One of the more bizarre and intriguing events in Australian Christian Jewish relations took place last month when the Australian, Israel and Jewish Affairs Council (AIJAC) took a group of church leaders on an all expenses tour of Israel. The group included the senior staff of the National Council of Churches, the councils of churches in Queensland, South Australia and Victoria, as well as the Dean of St Paul’s Anglican Cathedral in Melbourne. In the words of the AIJAC leader of the group, they were chosen because they were “all people of promise”!
While there are many organisations within the Jewish community that work co-operatively with churches on issues of interfaith dialogue, AIJAC is not one of them. It is better known as an aggressive, no holds barred, privately funded, political lobby group. It is variously described as “the only effective organisation that lobbies for Israel”, a “Melbourne based pro-Zionist think-tank”, “Zionist propagandists”, “contentious”, but not a body, according to the President of the New South Wales Board of Deputies, “that is in any elected or democratic sense representative of the community”. In fact, its relations with churches have generally been antagonistic and vitriolic.
It appears the recent delegation was content experiencing Israeli propaganda, and did little to discover the Palestinian church and its problems. Furthermore, according to Alan Matheson:
AIJAC has every right to organise all expenses paid tours with whom ever they want and to provide them with any itinerary they choose. In the case of the church leaders, these were “people of promise” and worth the time and effort of AIJAC just in case there was a move in Australia to begin to respond to the WCC campaign [against the Israeli occupation.]

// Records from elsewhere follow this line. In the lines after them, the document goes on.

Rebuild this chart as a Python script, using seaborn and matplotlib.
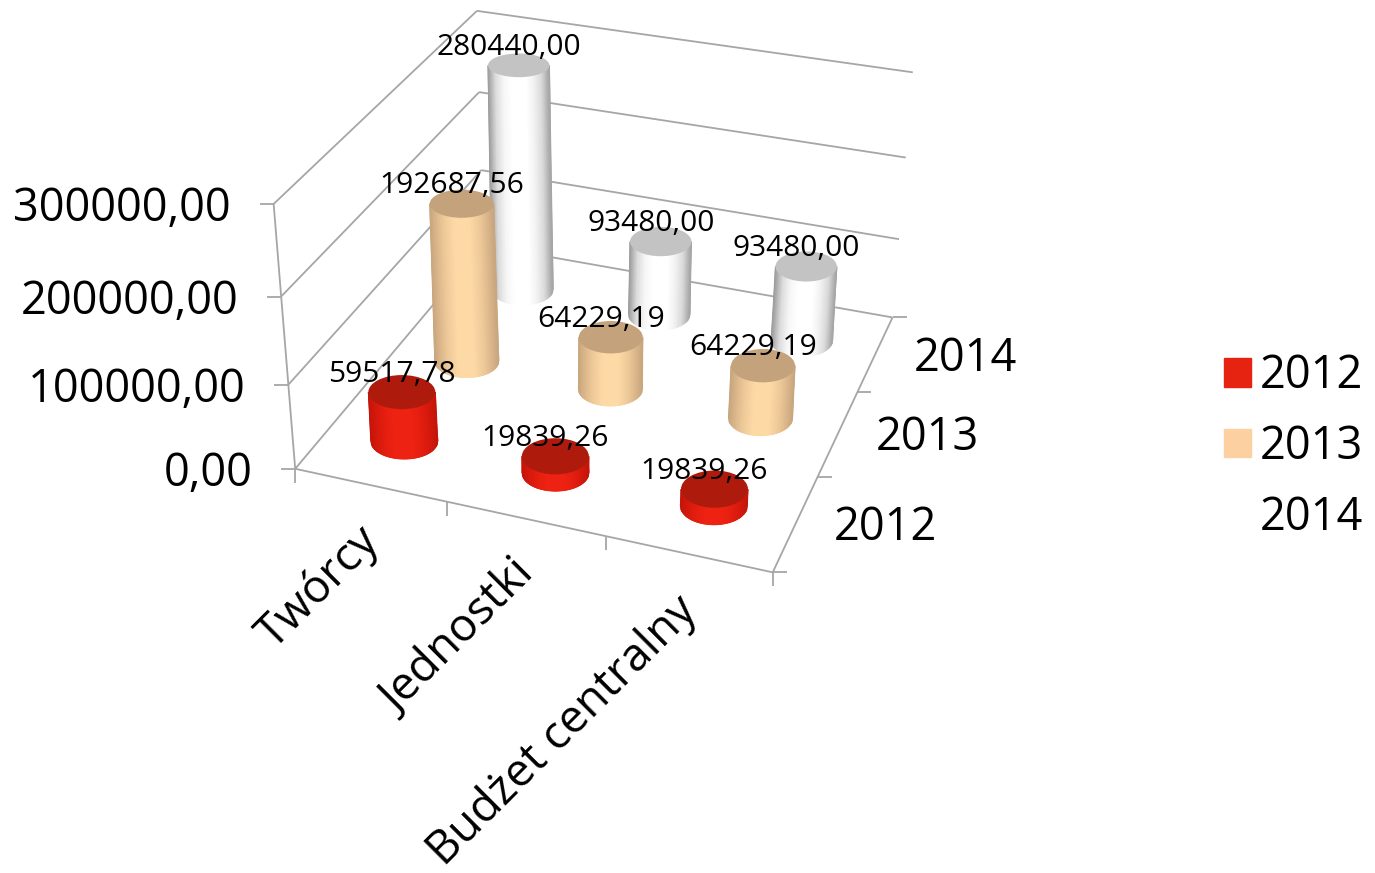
import matplotlib
matplotlib.use("Agg")
import matplotlib.patches as mpatches
import matplotlib.pyplot as plt
import numpy as np
import seaborn as sns

categories = ["Twórcy", "Jednostki", "Budżet centralny"]
years = ["2012", "2013", "2014"]
values_2012 = [59517.78, 19839.26, 19839.26]
values_2013 = [192687.56, 64229.19, 64229.19]
values_2014 = [280440.00, 93480.00, 93480.00]
value_ticks = [0, 100000, 200000, 300000]

sns.set_theme(style="white")
plt.rcParams["font.family"] = ["Open Sans", "DejaVu Sans"]

legend_colors = ["#e52310", "#fdd0a2", "#ffffff"]
top_colors = ["#ae1a0c", "#c4a27b", "#c3c3c3"]
body_stops = [
    ["#c4150a", "#d81a0d", "#e61f10", "#ee2212", "#ee2212", "#ee2212", "#e61f10", "#d81a0d", "#c4150a"],
    ["#c8a67e", "#e0bb8e", "#f2cd9c", "#fdd9a6", "#fdd9a6", "#fdd9a6", "#f2cd9c", "#e0bb8e", "#c8a67e"],
    ["#9c9c9c", "#dcdcdc", "#f6f6f6", "#ffffff", "#ffffff", "#ffffff", "#f2f2f2", "#dadada", "#a4a4a4"],
]
radii = [33.5, 32.0, 30.7]
grid_color = "#a6a6a6"

# camera: chart corners (category, year, value step) -> where they sit in the image
chart_pts = np.array([
    (0, 0, 0), (0, 0, 1), (0, 0, 2), (0, 0, 3), (0, 3, 3), (0, 3, 2), (0, 3, 1),
    (3, 0, 0), (3, 3, 0), (3, 3, 1), (3, 3, 2), (3, 3, 3), (3, 1, 0), (3, 2, 0),
    (1, 0, 0), (2, 0, 0),
], dtype=float)
image_pts = np.array([
    (295, 468), (288, 384), (281.7, 296), (273.5, 205), (476.7, 11), (479, 92), (481.7, 170),
    (772.7, 571.7), (892, 318), (900, 240), (905, 157), (913, 72), (818, 476), (857, 392),
    (446.7, 503), (606, 537),
])
rows, rhs = [], []
for (x, y, z), (u, v) in zip(chart_pts, image_pts):
    rows.append([x, y, z, 1, 0, 0, 0, 0, -u * x, -u * y, -u * z])
    rows.append([0, 0, 0, 0, x, y, z, 1, -v * x, -v * y, -v * z])
    rhs += [u, v]
cam = np.linalg.lstsq(np.array(rows), np.array(rhs), rcond=None)[0]
cam = np.append(cam, 1).reshape(3, 4)


def project(x, y, value=0):
    p = cam @ np.array([x, y, value / 100000, 1.0])
    return p[0] / p[2], p[1] / p[2]


def minor_axis(py):
    # the view gets flatter the higher up the picture
    return 10.8 + 0.016 * py


fig = plt.figure(figsize=(13.75, 8.73), dpi=100)
ax = fig.add_axes([0, 0, 1, 1])


def line(a, b):
    ax.plot([a[0], b[0]], [a[1], b[1]], color=grid_color, lw=1.3, zorder=1, solid_capstyle="butt")


# walls and floor edges
for v in value_ticks:
    line(project(0, 0, v), project(0, 3, v))
    line(project(0, 3, v), project(3, 3, v))
    px, py = project(0, 0, v)
    line((px, py), (px - 14, py))
line(project(0, 0, 0), project(0, 0, 300000))
line(project(0, 0, 0), project(3, 0, 0))
line(project(3, 0, 0), project(3, 3, 0))
for c in range(4):
    px, py = project(c, 0)
    line((px, py), (px, py + 14))
for y in range(4):
    px, py = project(3, y)
    line((px, py), (px + 14, py))

# cylinders, back row first
all_values = [values_2012, values_2013, values_2014]
labels = []
for yi in [2, 1, 0]:
    cmap = sns.blend_palette(body_stops[yi], as_cmap=True)
    for ci, val in enumerate(all_values[yi]):
        bx, by = project(ci + 0.5, yi + 0.5, 0)
        tx, ty = project(ci + 0.5, yi + 0.5, val)
        a = radii[yi]
        z = 3 + (2 - yi)
        s = np.linspace(-1, 1, 81)
        arc = np.sqrt(1 - s ** 2)
        xgrid = np.vstack([bx + a * s, tx + a * s])
        ygrid = np.vstack([by + minor_axis(by) * arc, ty + minor_axis(ty) * arc])
        shade = np.vstack([(s + 1) / 2, (s + 1) / 2])
        ax.pcolormesh(xgrid, ygrid, shade, shading="gouraud", cmap=cmap, vmin=0, vmax=1, zorder=z)
        ax.add_patch(mpatches.Ellipse((tx, ty), 2 * a, 2 * minor_axis(ty), fc=top_colors[yi], ec="none", zorder=z))
        labels.append((tx - 10, ty - 18, f"{val:.2f}".replace(".", ",")))

for lx, ly, s in labels:
    ax.text(lx, ly, s, ha="center", va="center", fontsize=21.5, color="black", zorder=10)

# axis labels
axis_size = 32.5
for v in value_ticks:
    px, py = project(0, 0, v)
    ax.text(px - 43, py + 5, f"{v:.2f}".replace(".", ","), ha="right", va="center", fontsize=axis_size, color="black")
for yi, yr in enumerate(years):
    px, py = project(3, yi + 0.5)
    ax.text(px + 38, py + 5, yr, ha="left", va="center", fontsize=axis_size, color="black")
for ci, cat in enumerate(categories):
    px, py = project(ci + 0.5, 0)
    ax.text(px - 14, py + 33, cat, ha="right", va="top", rotation=45, rotation_mode="anchor",
            fontsize=33, color="black")

handles = [mpatches.Patch(color=c, label=y) for c, y in zip(legend_colors, years)]
ax.legend(handles=handles, loc="center left", bbox_to_anchor=(1224, 447), bbox_transform=ax.transData,
          frameon=False, fontsize=axis_size, labelcolor="black", handlelength=0.6, handleheight=0.6,
          handletextpad=0.2, labelspacing=0.55, borderpad=0, borderaxespad=0)

ax.set_xlim(0, 1375)
ax.set_ylim(873, 0)
ax.axis("off")

fig.savefig("out.png", dpi=100)
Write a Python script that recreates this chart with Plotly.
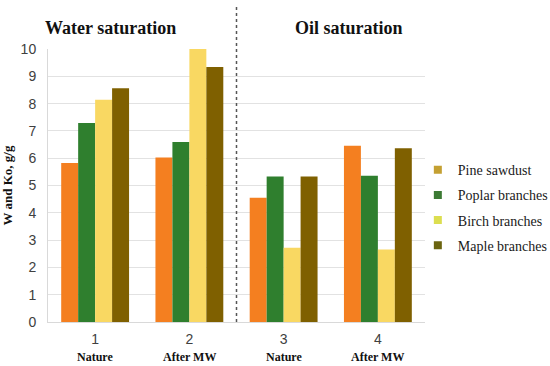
import plotly.graph_objects as go

categories = ["1", "2", "3", "4"]
group_labels = ["Nature", "After MW", "Nature", "After MW"]
series_names = ["Pine sawdust", "Poplar branches", "Birch branches", "Maple branches"]
pine = [5.82, 6.03, 4.55, 6.46]
poplar = [7.29, 6.59, 5.33, 5.36]
birch = [8.14, 10.0, 2.72, 2.66]
maple = [8.56, 9.34, 5.33, 6.36]
y_ticks = list(range(0, 11))

bar_colors = ["#F47F20", "#2F7F2E", "#F9D862", "#7F6000"]
legend_colors = ["#C4A032", "#3C7A34", "#DCDE50", "#6B6410"]
values = [pine, poplar, birch, maple]

fig = go.Figure()
for name, vals, col in zip(series_names, values, bar_colors):
    fig.add_trace(go.Bar(x=categories, y=vals, name=name, marker=dict(color=col, line=dict(width=0)),
                         showlegend=False))
for i, (name, col) in enumerate(zip(series_names, legend_colors)):
    fig.add_trace(go.Scatter(x=[None], y=[None], mode="markers", name=name, legendgroup=f"g{i}",
                             marker=dict(symbol="square", size=8, color=col)))

serif = "Liberation Serif"
sans = "Liberation Sans"

fig.update_layout(
    width=550, height=366,
    margin=dict(l=48, r=125, t=49, b=44, autoexpand=False),
    paper_bgcolor="white", plot_bgcolor="white",
    barmode="group", bargap=0.28, bargroupgap=0,
    showlegend=True,
    legend=dict(x=0.981, xanchor="left", y=0.615, yanchor="top",
                font=dict(family=serif, size=14, color="#1a1a1a"),
                tracegroupgap=4, itemwidth=30, bgcolor="rgba(0,0,0,0)"),
    xaxis=dict(type="category", range=[-0.5, 3.5], showgrid=False, automargin=False,
               showline=True, linecolor="#D9D9D9", linewidth=1,
               ticks="outside", ticklen=4, tickcolor="rgba(0,0,0,0)",
               tickfont=dict(family=sans, size=14, color="#404040")),
    yaxis=dict(range=[0, 10], tickvals=y_ticks, showgrid=True, gridcolor="#E2E2E2", gridwidth=1,
               showline=True, linecolor="#D9D9D9", linewidth=1, zeroline=False, automargin=False,
               ticks="outside", ticklen=8, tickcolor="rgba(0,0,0,0)",
               tickfont=dict(family=sans, size=14, color="#404040"),
               title=dict(text="<b>W and Ko, g/g</b>", font=dict(family=serif, size=13, color="#111"),
                          standoff=6)),
    shapes=[dict(type="line", xref="x", x0=1.5, x1=1.5, yref="paper", y0=0, y1=1.161,
                 line=dict(color="#555555", width=1.5, dash="3px,3px"))],
)

annotations = [
    dict(text="<b>Water saturation</b>", x=0.167, y=1.077, xref="paper", yref="paper",
         showarrow=False, font=dict(family=serif, size=18, color="#111"), xanchor="center", yanchor="middle"),
    dict(text="<b>Oil saturation</b>", x=0.798, y=1.077, xref="paper", yref="paper",
         showarrow=False, font=dict(family=serif, size=18, color="#111"), xanchor="center", yanchor="middle"),
]
for i, lab in enumerate(group_labels):
    annotations.append(dict(text=f"<b>{lab}</b>", x=i, xref="x", y=-0.128, yref="paper",
                            showarrow=False, font=dict(family=serif, size=12, color="#111"),
                            xanchor="center", yanchor="middle"))
fig.update_layout(annotations=annotations)

fig.write_html("out.html", config={"displayModeBar": False},
               post_script="document.body.style.margin='0px';")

For leaders of the church its a different issue. Their naivety and insensitivity and ignorance is breathtaking. No questions were asked about who or what or where AIJAC was coming from. No attempts were made to consult with the council of churches in Palestine and no meetings took place with Palestinian theologians. Both the councils of churches and the Anglican Church have significant aid programs in the Occupied Territories, but no attempt was made to visit them. And equally disturbing, none of the councils of churches or the Cathedral appear to have policies about accepting funding from partisan lobby groups.
AIJAC is fighting a PR battle with Israel’s critics it can never win. Rather than trying to end the occupation or improve the security of both Israelis and Palestinians, the lobby thinks it can simply shield influential players from facts on the ground. This will inevitably fail.